Hingga awal tahun 2025 belum terjadi peningkatan signifikan untuk pasokan lahan industri baru di wilayah Jabodetabek. Namun beberapa kawasan menunjukkan potensi pertumbuhan yang kuat khususnya Subang yang dengan cepat muncul sebagai destinasi industri baru.
Kawasan ini berhasil menarik investasi besar dari produsen kendaraan listrik asal China. Kehadiran Pelabuhan Patimban diperkirakan akan semakin memperkuat daya saing Subang sebagai alternatif terhadap pusat-pusat industri tradisional seperti Bekasi dan Karawang.
Total penjualan lahan industri pada kuartal pertama (Q1) 2025 mencapai 54,06 hektar, turun dibandingkan Q4 2024 namun masih lebih tinggi dibandingkan Q1 pada tahun sebelumnya. Volume transaksi terbesar tercatat di Greenland International Industrial Center (GIIC) dengan penjualan sebesar 14,2 hektar yang didominasi oleh dua operator data center (12,2 hektar) dan satu perusahaan pengolahan makanan (2 hektar).
Ferry Salanto, Colliers Indonesia Head of Research mengatakan, dari perspektif sektoral data center tetap menjadi pendorong utama permintaan lahan diikuti oleh sektor tekstil, peralatan kantor, bahan bangunan, pengolahan makanan, serta logistik dan pergudangan.
“Meskipun masih di awal tahun, indikator awal menunjukkan bahwa sektor data center dan logistik akan terus menjadi penopang kinerja kawasan industri sepanjang tahun 2025 ini. Meskipun aktivitas relatif moderat, tren permintaan dan prospek ekspansi di wilayah Jabodetabek tetap menunjukkan perkembangan yang meyakinkan,” ujarnya.
Minat yang tinggi dari investor global terutama dari China, didukung oleh pertumbuhan di sektor-sektor strategis, merupakan sebuah momentum yang signifikan. Pergeseran geografis dalam pengembangan ke arah timur dan barat Jakarta, termasuk Subang, Karawang, dan Serang juga membuka peluang baru bagi kawasan industri untuk siap menangkap gelombang investasi berikutnya.
Ketegangan perdagangan yang sedang berlangsung antara Amerika Serikat dan China telah memicu perubahan besar dalam lansekap manufaktur global.
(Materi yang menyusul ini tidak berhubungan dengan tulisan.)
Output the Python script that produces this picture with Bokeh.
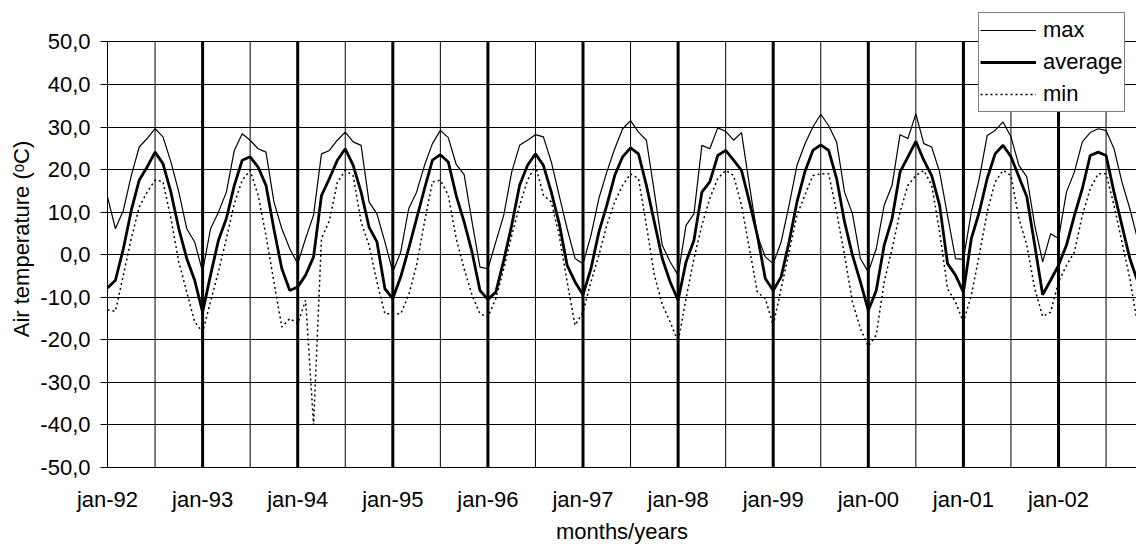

Pengenaan tarif tinggi terhadap ekspor China ke Amerika secara signifikan juga telah meningkatkan biaya produksi bagi perusahaan yang beroperasi di China.
Di sisi lain kondisi ini mendorong banyak perusahaan multinasional untuk mengevaluasi kembali strategi manufaktur dan distribusi mereka dan dalam upaya mengurangi ketergantungan terhadap China dan menekan biaya, sejumlah perusahaan secara aktif mempertimbangkan untuk merelokasikan fasilitas produksi mereka ke negara-negara yang lebih efisien secara biaya dan netral terhadap tarif.
Pada akhirnya hal ini membawa keuntungan untuk Vietnam, Thailand, dan Indonesia yang muncul sebagai kandidat utama dalam lansekap relokasi yang terus berkembang ini.
Dampak tidak langsung dari pergeseran manufaktur ini sudah mulai dirasakan di pasar properti industri Indonesia.
“Potensi relokasi dan ekspansi bisnis yang terus berkembang mendorong meningkatnya permintaan terhadap lahan industri, ruang pabrik, dan gudang. Jika tren ini berlanjut, harga lahan industri diperkirakan akan terus meningkat, terutama di kawasan strategis dengan pasokan yang terbatas,” imbuh Ferry.
Supaya dapat bersaing secara efektif dan memanfaatkan peluang yang muncul dari penataan ulang rantai pasok global, Indonesia harus melakukan reformasi struktural secara menyeluruh. Penyederhanaan prosedur perizinan, percepatan pembangunan infrastruktur, serta pemberian insentif yang lebih kompetitif merupakan prasyarat penting untuk memperkuat daya saing kawasan industri nasional di tengah meningkatnya persaingan regional.